You must find the highest and lowest limit of the dataset for non-outlier numbers. To find the lowest acceptable number take Q1 - 1.5IQR. To find the highest acceptable number take Q3 + 1.5IQR. If the number in question is below or above either of these numbers it is an outlier.
How do you find the three Quartiles?
Start by finding the median of the entire list. The median is considered Q2. The median then separates the list into two halves. Locate the median of the first half of the list, this median is Q1. Locate the median of the second half of the list, this median is Q3.
How do you find Standard Deviation? What is the formula?
Formula:
SD = sqrt (1/n-1 * sum (xi-mean of X)^2
Steps:
1.) find the mean of X
2.) Subtract the mean from each x variable
3.) Square each result from step 2
4.) Add together all the squares
5.) Divide the sum of the squares by the total number of observations minus 1
6.) Square root the result of step 5
The result of step 6 is the standard deviation
How do you find variation
SD^2
Square the standard deviation
What is the formula for the Correlation Coefficient (r)
<you will not compute this by hand!>
What is r telling you?
How is it written?
how is it described?
r= 1/(n-1) * sum of ((Xi-mean of x/ SD of X) * Yi-mean of y/SD of Y))
R tells you
-The strength and direction of a relationship between variables.
-How similar the measurements of two or more variables are across a dataset.
- How close the variables move together
will be between -1 and 1.
Can be described high or low, positive or negative, or no correlation (0).

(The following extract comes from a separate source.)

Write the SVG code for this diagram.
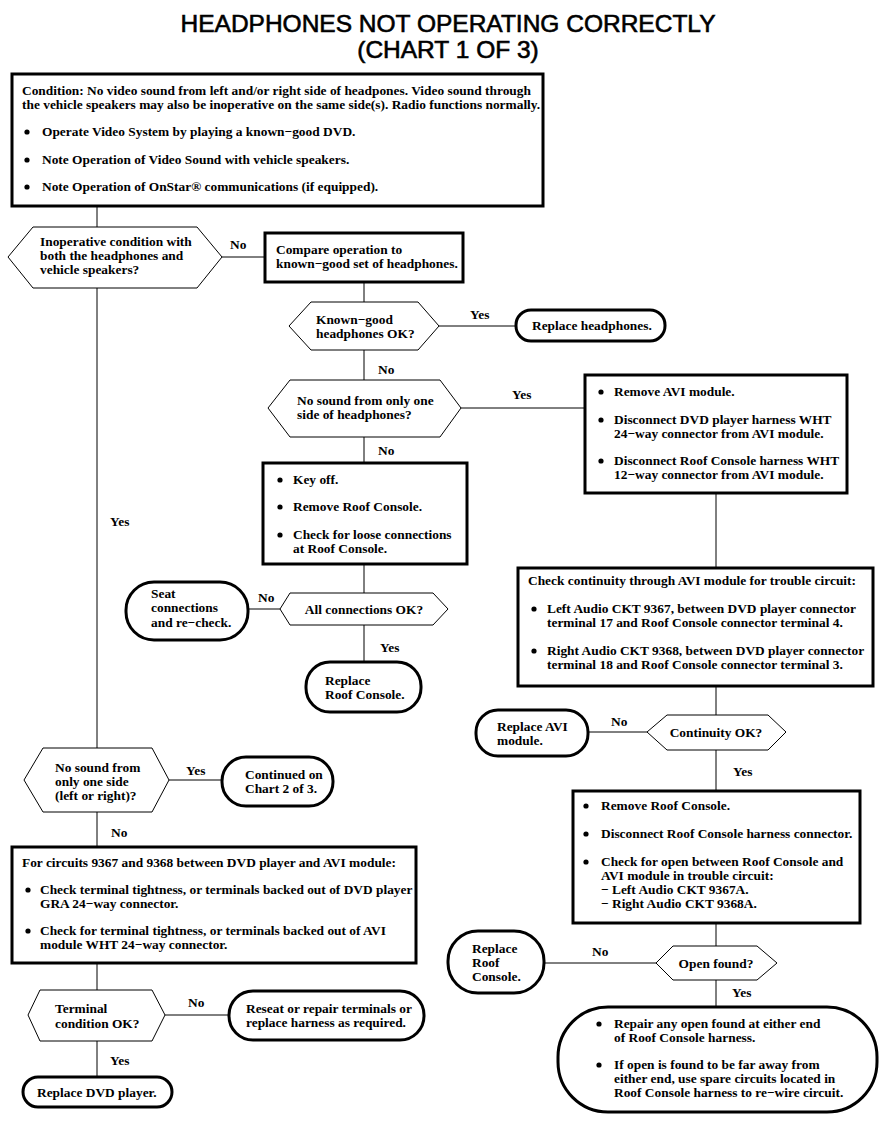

How do you find mean prediction error?
1.) for each variable point subtract the predicted value from the actual value of the point.
2.) Add all of those values together.
3.) divide the sum by the total number of values.

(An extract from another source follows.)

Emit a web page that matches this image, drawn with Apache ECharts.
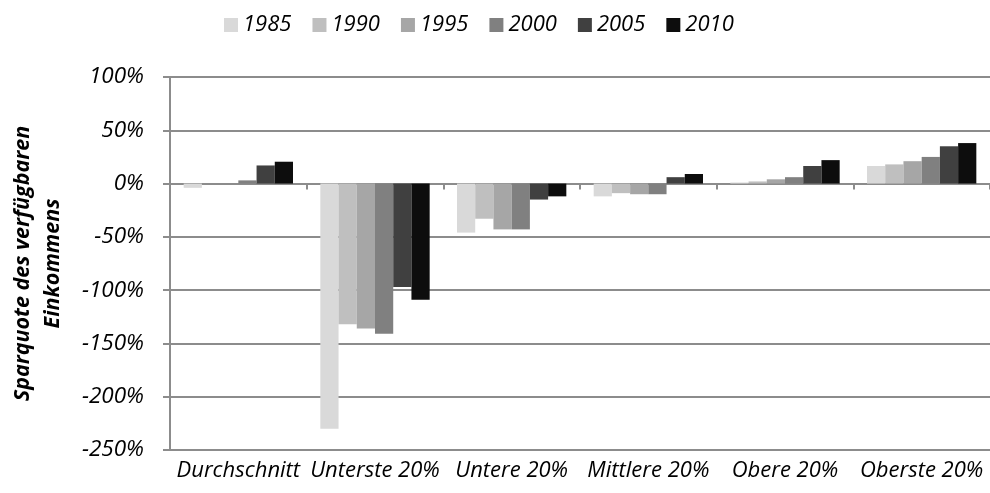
<!DOCTYPE html>
<html>
<head>
<meta charset="utf-8">
<script src="https://cdn.jsdelivr.net/npm/echarts@6/dist/echarts.min.js"></script>
<style>
html,body{margin:0;padding:0;background:#fff;}
#chart{width:990px;height:493px;}
</style>
</head>
<body>
<div id="chart"></div>
<script>
const categories = ['Durchschnitt', 'Unterste 20%', 'Untere 20%', 'Mittlere 20%', 'Obere 20%', 'Oberste 20%'];
const years = ['1985', '1990', '1995', '2000', '2005', '2010'];
const colors = ['#d9d9d9', '#bfbfbf', '#a6a6a6', '#808080', '#404040', '#0d0d0d'];
const v1985 = [-4, -230, -46, -12, 1, 16.5];
const v1990 = [0, -132, -33, -9, 2, 18];
const v1995 = [0, -136, -43, -10, 4, 21];
const v2000 = [3, -141, -43, -10, 6, 25];
const v2005 = [17, -97, -15, 6, 16.5, 35];
const v2010 = [20.5, -109, -12, 9, 22, 38];
const yTicks = { min: -250, max: 100, interval: 50 };

const seriesValues = [v1985, v1990, v1995, v2000, v2005, v2010];
const FONT = 'Open Sans';

const chart = echarts.init(document.getElementById('chart'), null, { renderer: 'canvas' });
chart.setOption({
  animation: false,
  backgroundColor: '#fff',
  color: colors,
  legend: {
    top: 9,
    left: 219,
    itemWidth: 14,
    itemHeight: 14,
    itemGap: 21,
    icon: 'rect',
    textStyle: { fontFamily: FONT, fontStyle: 'italic', fontSize: 22, color: '#000' },
    data: years
  },
  grid: { left: 170, right: 0, top: 77, bottom: 43, containLabel: false, outerBoundsMode: 'none' },
  xAxis: [
    {
      type: 'category',
      data: categories,
      axisLine: { onZero: true, lineStyle: { color: '#8c8c8c', width: 2 } },
      axisTick: { show: true, length: 6, alignWithLabel: false, lineStyle: { color: '#8c8c8c', width: 2 } },
      axisLabel: { show: false },
      splitLine: { show: false }
    },
    {
      type: 'category',
      data: categories,
      position: 'bottom',
      axisLine: { show: false, onZero: false },
      axisTick: { show: false },
      axisLabel: {
        show: true, margin: 10, interval: 0,
        fontFamily: FONT, fontStyle: 'italic', fontSize: 22, color: '#000'
      }
    }
  ],
  yAxis: {
    type: 'value',
    min: yTicks.min,
    max: yTicks.max,
    interval: yTicks.interval,
    name: 'Sparquote des verfügbaren\nEinkommens',
    nameLocation: 'middle',
    nameGap: 102,
    nameTextStyle: { fontFamily: FONT, fontStyle: 'italic', fontWeight: 'bold', fontSize: 21.5, color: '#000', lineHeight: 30 },
    axisLine: { show: true, lineStyle: { color: '#8c8c8c', width: 2 } },
    axisTick: { show: true, length: 7, lineStyle: { color: '#8c8c8c', width: 2 } },
    axisLabel: {
      margin: 26,
      formatter: '{value}%',
      fontFamily: FONT, fontStyle: 'italic', fontSize: 22.5, color: '#000'
    },
    splitLine: { show: true, lineStyle: { color: '#8c8c8c', width: 2 } }
  },
  series: years.map((y, i) => ({
    name: y,
    type: 'bar',
    xAxisIndex: 0,
    data: seriesValues[i],
    barGap: '0%',
    barCategoryGap: '20%',
    itemStyle: { color: colors[i] }
  }))
});
</script>
</body>
</html>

How do you find the root mean square error (RMSE)?
RMSE = sqrt (RSS/n)
1.) find the value of RSS (subtract predicted y from real y, square the results, add the squares
2.) divide RSS by the total number of values
3.) square root the result
What is the equation for a linear regression model?
Y= α +βX + ε
What do the variables in the linear regression model mean?
Y= α +βX + ε
Y: dependent variable, what you are trying to predict
α: alpha, is the y-intercept. Where y is when X=0
β: Beta, slope, the increase in Y when X has a one-unit increase
X: independent variable, the predictor
ε: error term, the observed error.
How do you find residuals (the error term)
Actual y - predicted y
How do you find the residual sum of squares (RSS)?
(What is the formula)
RSS= sum of (Yi-Ŷ)^2
1.) subtract the predicted value of y from the actual value of why for each data point.
2.) square each result
3.) add together all of the squares
The result of step 3 is the RSS
How do you find the total sum of squares (TSS)?
(What is the formula)
TSS = sum of (Yi-Ȳ)^2
1.) subtract the mean of y from each y value in the data set.
2.) square the results of each subtraction in step 1
3.) add together all of the squares
The result of step 3 is the TSS
What is R2 and how do you find it?
what does it tell you?
What is the formula?
R2 is the proportion of variation in Y explained by the model.
Tells you how well a model fits the data
R2 = 1 - (RSS/TSS)
1.) find RSS
2.) find TSS
3.) Divide RSS by TSS
4.) Subtract the result to step 3 from 1
Result of step 4 is R2
What is the counterfactual?
What is the factual?
Counterfactual = what would have happened absent a condition or treatment, what would have been observed
Factual = What was actually observed
What is the fundamental problem of causal inference?
The counterfactual can never be observed
- you must infer the counterfactual outcomes as accurately as possible, but will never actually know what would have happened.
What is the rule of causality?
(ie. ice cream sales and suicide)
association does not equal causation!
How can you figure out counterfactuals?
What is the problem with this tactic?
Matching- find a similar unit that matches as close as possible
Problem: you cannot match everything and this introduces confounders
What are confounders?
How do you minimize confounders
variables associated with treatment
and outcome, they impact the results and make it difficult to attribute changes to the treatment.
Can be observed or unobserved.
Minimize by using randomized controlled trials
What are Randomized Controlled Trials and how do they work to minimize confounders?
RCT is when scientists randomize the treatment to make the treatment and control groups identical on average.
The groups are similar in terms of all, observed and unobserved, characteristics. This allows scientist to be able to attribute any differences in outcome to the treatment variable and rule out confounders.